3. SPATIALLY RESOLVED CRYSTALLISATION
We have demonstrated that the index of the partially crystallized glass differs from the index of the base glass. In order to achieve the spatial change of refractive index required in a GRIN lens, it is necessary to crystallize heterogeneously the material. Two parameters have an impact on crystallization, which is a thermally activated reaction: the duration of the reaction and the temperature at which it occurs. While in the previous experiment, it was easier to maintain the temperature and increase the dwell time in the oven, it is hardly feasible to obtain a spatially resolved crystallization in this way. Rather, it is much easier to play with the temperature profile in a sample to achieve various crystallization rates. This can notably be helped by the relatively low thermal conductivity chalcogenides generally display, around 0.3 W/(mK)16. By heating the glass in only given locations, temperature gradients will establish in the sample that should convert to crystallization gradients.
3.2 Description of the process
These considerations together with the goal to fabricate a GRIN with a radial symmetry have led to the experimental set-up schematized in Figure 2(a).

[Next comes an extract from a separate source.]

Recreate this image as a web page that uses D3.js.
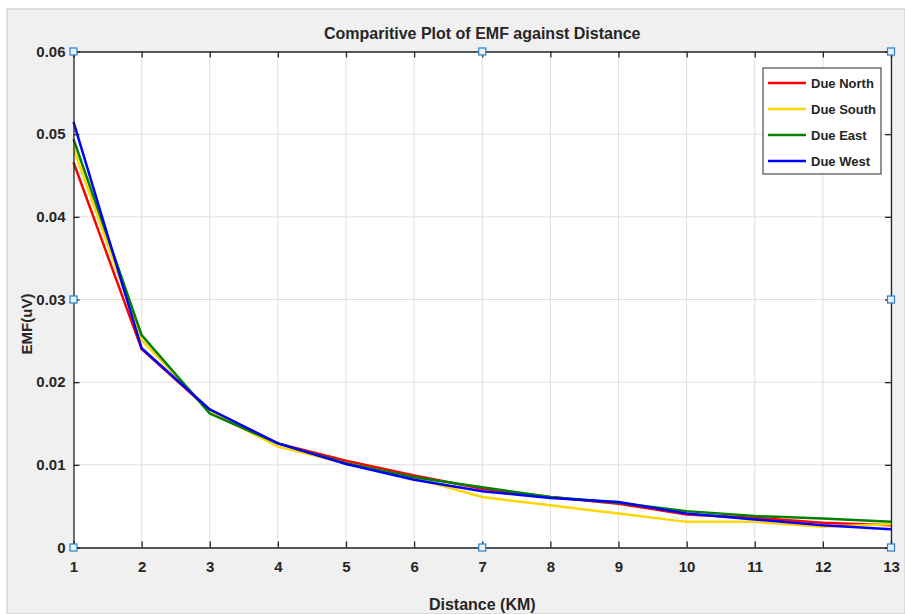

A 80 GeSe2 – 20 Ga2Se3 glass cylinder of 10 mm in diameter and 80 mm in length is translated at a constant speed of 0.6 mm/min through an annular furnace. To avoid oxidation of the glass surface, the rod was maintained in a constant helium gas flow. In these conditions, the elevated temperature of 430 °C in the annular furnace results in an elevation in the temperature at the surface of the glass rod, like illustrated in Figure 2(b). Because of the low heat diffusion in the sample, compared to the speed at which the rod is translated, we can expect to observe a radial temperature gradient within the glass, from the hot circumference to the cooler center. This should in turn lead to a gradient of crystallization, and hence of refractive index, that we propose to characterize in the next section.

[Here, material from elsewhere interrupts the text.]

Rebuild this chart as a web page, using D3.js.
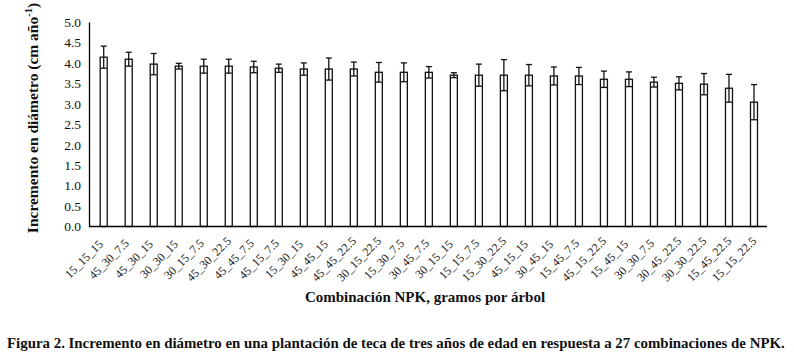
<!DOCTYPE html>
<html>
<head>
<meta charset="utf-8">
<script src="https://cdn.jsdelivr.net/npm/d3@7"></script>
<style>
  html, body { margin: 0; padding: 0; background: #fff; }
  svg { display: block; }
  svg text { font-family: "Liberation Serif", "DejaVu Serif", serif; }
</style>
</head>
<body>
<svg id="chart" width="794" height="360"></svg>
<script>
const categories = ["15_15_15","45_30_7.5","45_30_15","30_30_15","30_15_7.5","45_30_22.5","45_45_7.5","45_15_7.5","15_30_15","45_45_15","45_45_22.5","30_15_22.5","15_30_7.5","30_45_7.5","30_15_15","15_15_7.5","15_30_22.5","45_15_15","30_45_15","15_45_7.5","45_15_22.5","15_45_15","30_30_7.5","30_45_22.5","30_30_22.5","15_45_22.5","15_15_22.5"];
const values = [4.14,4.09,3.97,3.92,3.92,3.92,3.90,3.87,3.85,3.85,3.85,3.77,3.77,3.77,3.70,3.70,3.70,3.70,3.68,3.68,3.60,3.60,3.53,3.50,3.48,3.38,3.04];
const errors = [0.27,0.17,0.26,0.07,0.17,0.17,0.14,0.10,0.15,0.27,0.17,0.24,0.23,0.14,0.06,0.27,0.38,0.26,0.22,0.21,0.20,0.18,0.12,0.16,0.26,0.34,0.43];
const yTicks = [0,0.5,1,1.5,2,2.5,3,3.5,4,4.5,5];
const yTitle = "Incremento en diámetro (cm año";
const xTitle = "Combinación NPK, gramos por árbol";
const caption = "Figura 2. Incremento en diámetro en una plantación de teca de tres años de edad en respuesta a 27 combinaciones de NPK.";

const FONT = '"Liberation Serif", "DejaVu Serif", serif';
const svg = d3.select("#chart");
const data = categories.map((c, i) => ({ cat: c, v: values[i], e: errors[i] }));

const x = d3.scaleBand().domain(categories).range([91.2, 766.5]).paddingInner(0.72).paddingOuter(0.36);
const y = d3.scaleLinear().domain([0, 5]).range([226.5, 22]);

// Y axis
const yAxis = d3.axisLeft(y).tickValues(yTicks).tickSize(0).tickPadding(8).tickFormat(d3.format(".1f"));
const gy = svg.append("g").attr("transform", "translate(89,0)").call(yAxis)
  .attr("font-family", FONT).attr("font-size", 13.5);
gy.select(".domain").attr("stroke", "#000").attr("stroke-width", 1.3);
gy.selectAll("text").attr("font-size", 13.5).attr("fill", "#111").attr("font-family", FONT);

// bars
svg.append("g").selectAll("rect").data(data).join("rect")
  .attr("x", d => x(d.cat))
  .attr("y", d => y(d.v))
  .attr("width", x.bandwidth())
  .attr("height", d => y(0) - y(d.v))
  .attr("fill", "#fff")
  .attr("stroke", "#111")
  .attr("stroke-width", 1.3);

// error bars
const cap = 3;
const eg = svg.append("g").attr("stroke", "#111").attr("stroke-width", 1.3).attr("fill", "none");
data.forEach(d => {
  const cx = x(d.cat) + x.bandwidth() / 2;
  eg.append("line").attr("x1", cx).attr("x2", cx).attr("y1", y(d.v + d.e)).attr("y2", y(d.v - d.e));
  eg.append("line").attr("x1", cx - cap).attr("x2", cx + cap).attr("y1", y(d.v + d.e)).attr("y2", y(d.v + d.e));
  eg.append("line").attr("x1", cx - cap).attr("x2", cx + cap).attr("y1", y(d.v - d.e)).attr("y2", y(d.v - d.e));
});

// X axis line
const xAxis = d3.axisBottom(x).tickSize(0).tickFormat("");
const gx = svg.append("g").attr("transform", `translate(0,${y(0)})`).call(xAxis);
gx.select(".domain").attr("d", `M89,0H767`).attr("stroke", "#000").attr("stroke-width", 1.3);

// x tick labels rotated
svg.append("g").selectAll("text").data(categories).join("text")
  .attr("transform", d => `translate(${x(d) + x.bandwidth() / 2 - 17},${262}) rotate(-45)`)
  .attr("text-anchor", "middle")
  .attr("font-family", FONT)
  .attr("font-size", 12)
  .attr("fill", "#222")
  .text(d => d);

// y title
const yt = svg.append("text")
  .attr("transform", "translate(38,118) rotate(-90)")
  .attr("text-anchor", "middle")
  .attr("font-family", FONT)
  .attr("font-size", 15.5)
  .attr("font-weight", "bold")
  .attr("fill", "#111");
yt.append("tspan").text(yTitle);
yt.append("tspan").attr("font-size", 10.5).attr("dy", -6).text("-1");
yt.append("tspan").attr("dy", 6).text(")");

// x title
svg.append("text")
  .attr("x", 425).attr("y", 302)
  .attr("text-anchor", "middle")
  .attr("font-family", FONT)
  .attr("font-size", 15)
  .attr("font-weight", "bold")
  .attr("fill", "#111")
  .text(xTitle);

// caption
const cap2 = svg.append("text")
  .attr("x", 7).attr("y", 348)
  .attr("font-family", FONT)
  .attr("font-size", 14)
  .attr("font-weight", "bold")
  .attr("fill", "#111")
  .text(caption);
const w = cap2.node().getComputedTextLength();
cap2.attr("font-size", 14 * 779 / w);
</script>
</body>
</html>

After the dynamic annealing, the rod has been sliced to obtain flat discs, like illustrated in Figure 3(a). The first characterization is to verify that the sample is crystallized, with a radially increasing crystal fraction. Therefore, one of the disc was studied by Scanning Electronic Microscopy (SEM). The SEM pictures at different locations are reproduced in Figure 3(b-d). While the center (b) remains homogeneous and glassy, the edge of the sample (d) displays a high granularity, which is associated to the formation of crystallites. This is further confirmed by the X-ray diffraction characterization of the same sample in Figure 3(e). While in the center of the sample the pattern is the one of an amorphous material, three crystalline peaks are visible in the edge of the disk. These lines, which are indicated with arrows, can be attributed to the formation of a Ga2Se3 crystalline phase. Another point is that the transmission of the sample, plotted Figure 3(f), remains high. This is important since the ultimate goal is to produce lenses. What can be observed is that at short wavelength, there is a lower transmission in the edge of the sample. This can be attributed to diffusion by the crystallites. Nonetheless, this does not impede significantly the transmission in the mid-wave IR and long-wave IR bands.

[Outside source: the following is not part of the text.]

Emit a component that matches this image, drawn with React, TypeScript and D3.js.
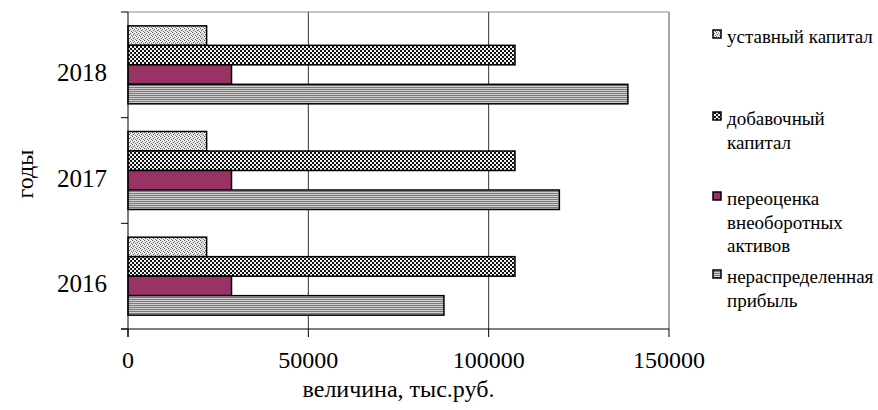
import * as d3 from "d3";

const years = ["2018", "2017", "2016"];
const seriesNames = [
	"уставный капитал",
	"добавочный капитал",
	"переоценка внеоборотных активов",
	"нераспределенная прибыль",
];
// values in order 2018, 2017, 2016
const ustavny = [21800, 21800, 21800];
const dobavochny = [107300, 107300, 107300];
const pereocenka = [28700, 28700, 28700];
const neraspr = [138600, 119600, 87600];
const xTicks = [0, 50000, 100000, 150000];

const legendLines = [
	["уставный капитал"],
	["добавочный", "капитал"],
	["переоценка", "внеоборотных", "активов"],
	["нераспределенная", "прибыль"],
];
const legendTop = [43, 125, 205, 283];

const fills = ["url(#pDots)", "url(#pCheck)", "#993366", "url(#pLines)"];
const serif = { fontFamily: "Liberation Serif, DejaVu Serif, Times New Roman, serif" };

function App() {
	const width = 878;
	const height = 410;
	const left = 128;
	const right = 669;
	const top = 12;
	const bottom = 329;

	const x = d3.scaleLinear().domain([0, 150000]).range([left, right]);
	const y = d3.scaleBand().domain(years).range([top, bottom]);
	const inner = d3
		.scaleBand()
		.domain(seriesNames)
		.range([0, y.bandwidth()])
		.paddingInner(0)
		.paddingOuter(0.71);

	const values = [ustavny, dobavochny, pereocenka, neraspr];
	const bounds = [top, ...years.map((yr) => (y(yr) as number) + y.bandwidth())];

	return (
		<div style={{ position: "fixed", left: 0, top: 0 }}>
			<svg width={width} height={height} style={{ display: "block", background: "#fff" }}>
				<defs>
					<pattern id="pDots" width="4" height="4" patternUnits="userSpaceOnUse">
						<rect width="4" height="4" fill="#e6e6e6" />
						<rect x="0" y="0" width="1" height="1" fill="#555" />
						<rect x="2" y="1" width="1" height="1" fill="#777" />
						<rect x="1" y="2" width="1" height="1" fill="#555" />
						<rect x="3" y="3" width="1" height="1" fill="#777" />
						<rect x="3" y="0" width="1" height="1" fill="#fff" />
						<rect x="1" y="1" width="1" height="1" fill="#fff" />
					</pattern>
					<pattern id="pCheck" width="4" height="4" patternUnits="userSpaceOnUse">
						<rect width="4" height="4" fill="#111" />
						<rect x="0" y="0" width="2" height="2" fill="#f4f4f4" />
						<rect x="2" y="2" width="2" height="2" fill="#f4f4f4" />
					</pattern>
					<pattern id="pLines" width="4" height="2" patternUnits="userSpaceOnUse">
						<rect width="4" height="2" fill="#d0d0d0" />
						<rect y="1" width="4" height="1" fill="#7a7a7a" />
					</pattern>
				</defs>

				{/* plot frame */}
				<line x1={left} x2={right} y1={top} y2={top} stroke="#8a8a8a" strokeWidth={1.2} />
				<line x1={right} x2={right} y1={top} y2={bottom} stroke="#8a8a8a" strokeWidth={1.5} />

				{/* gridlines */}
				{xTicks.slice(1, -1).map((t) => (
					<line key={t} x1={x(t)} x2={x(t)} y1={top} y2={bottom} stroke="#333" strokeWidth={1} />
				))}

				{/* bars */}
				{years.map((yr, yi) => (
					<g key={yr}>
						{seriesNames.map((s, si) => (
							<rect
								key={s}
								x={x(0)}
								y={(y(yr) as number) + (inner(s) as number)}
								width={x(values[si][yi]) - x(0)}
								height={inner.bandwidth()}
								fill={fills[si]}
								stroke="#000"
								strokeWidth={1.5}
							/>
						))}
					</g>
				))}

				{/* axes */}
				<line x1={left} x2={left} y1={top} y2={bottom + 8} stroke="#000" strokeWidth={1} />
				<line x1={left - 7} x2={right} y1={bottom} y2={bottom} stroke="#000" strokeWidth={1} />
				{bounds.map((b, i) => (
					<line key={i} x1={left - 7} x2={left} y1={b} y2={b} stroke="#000" strokeWidth={1} />
				))}
				{xTicks.map((t) => (
					<line key={t} x1={x(t)} x2={x(t)} y1={bottom} y2={bottom + 8} stroke="#000" strokeWidth={1} />
				))}

				{/* tick labels */}
				{xTicks.map((t) => (
					<text key={t} x={x(t)} y={368} textAnchor="middle" style={serif} fontSize={24} fill="#000">
						{String(t)}
					</text>
				))}
				{years.map((yr) => (
					<text
						key={yr}
						x={107}
						y={(y(yr) as number) + y.bandwidth() / 2 + 16}
						textAnchor="end"
						style={serif}
						fontSize={25}
						fill="#000"
					>
						{yr}
					</text>
				))}

				{/* axis titles */}
				<text x={(left + right) / 2} y={397} textAnchor="middle" style={serif} fontSize={24} fill="#000">
					величина, тыс.руб.
				</text>
				<text
					transform={`translate(33, 174) rotate(-90)`}
					textAnchor="middle"
					style={serif}
					fontSize={24}
					fill="#000"
				>
					годы
				</text>

				{/* legend */}
				{legendLines.map((lines, i) => (
					<g key={i}>
						<rect
							x={713}
							y={legendTop[i] - 13}
							width={8}
							height={8}
							fill={fills[i]}
							stroke="#000"
							strokeWidth={1.5}
						/>
						{lines.map((ln, j) => (
							<text
								key={j}
								x={727}
								y={legendTop[i] + j * 23.5}
								style={serif}
								fontSize={19}
								fill="#000"
							>
								{ln}
							</text>
						))}
					</g>
				))}
			</svg>
		</div>
	);
}

export default App;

A radial gradient of crystallization has been effectively created in the sample. Now the question is to know whether this corresponds, like expected, to a radial gradient of refractive index. To this aim, we have built the interferometric set-up described in Figure 4(a). A collimated laser beam at 10.6 μm emitted by a CO2 laser goes through the radially crystallized disc. The discs have been polished by single point diamond turning (SPDT) to obtain flat parallel surfaces (curvature radius R=3400 mm, and roughness Ra < 7 nm). Because of this, any spatial variation in phase delay created by the sample can only be attributed to the refractive index. After the sample, a “4-f” setup is used to replicate the wavefront at the output of the disc directly onto the wavefront analyzer, a quadriwave lateral shearing interferometer from Phasics®. The measured wavefront is plotted in Figure 4(b). The whiter regions correspond to a phase advance compared to the black regions. Under the assumption that the sample is thin before the index change, the relation Δφ = (2π/λ)Δnt applies, with Δφ being the phase delay, λ the wavelength and t the thickness of the sample. Therefore, we can conclude that the sample does present a radial GRIN. In order to quantify more the index profile, a line-cut was taken in the phase of Figure 4(b) (blue dashed line) and plotted in Figure 4(c), revealing an index difference of Δn ~ 0.03 at 10.6 μm. This value is comparable to the maximal difference observed between the homogeneously crystallized samples of Figure 1 and must translate into noticeable optical power. To observe the latter, a simple imaging set-up was built and is schematized in Figure 4(d). A hot plate, which emits light in the long wave infrared region, serves to illuminate a grid. The grid is imaged by a thermal camera through a sample. When a homogeneous glass disc (Figure 4(e)) is used, the only effect is a drop of transmission due to Fresnel losses. However, with the GRIN disc (Figure 4(f)), the grid is visibly deformed due to the optical power. On top of this, and similar to what was observed in Figure 3(f), the transmission remains very good. We can confirm that the dynamic radial annealing technique presented in this work allows for fabricating chalcogenide GRIN lenses.
While GRIN are promising for lens design, their fabrication remain complex. Here we have introduced a new technique to fabricate index gradients, by spatially controlling crystallization in chalcogenide glasses. This is achieved by creating temperature gradients above the glass transition temperature within samples. In our experiment, a radial gradient was obtained by using an annular furnace, but virtually any shape could be done in a sample if the temperature profile is controlled.
Another challenge in manufacturing GRIN elements is to dispose of a fast and non-destructive method of measurement. We presented here a simple interferometric set-up to check within seconds the GRIN profile, and measured an amplitude of the GRIN of Δn ~ 0.03 at 10.6 μm.
As a final note, the method is not limited to the 80 GeSe2 – 20 Ga2Se3 composition chosen here. Different chalcogenide glasses could be used in order to tune the index difference Δn and match requirements of optical designs
This work was funded by the DGA project ANR-18-ASTR-0014.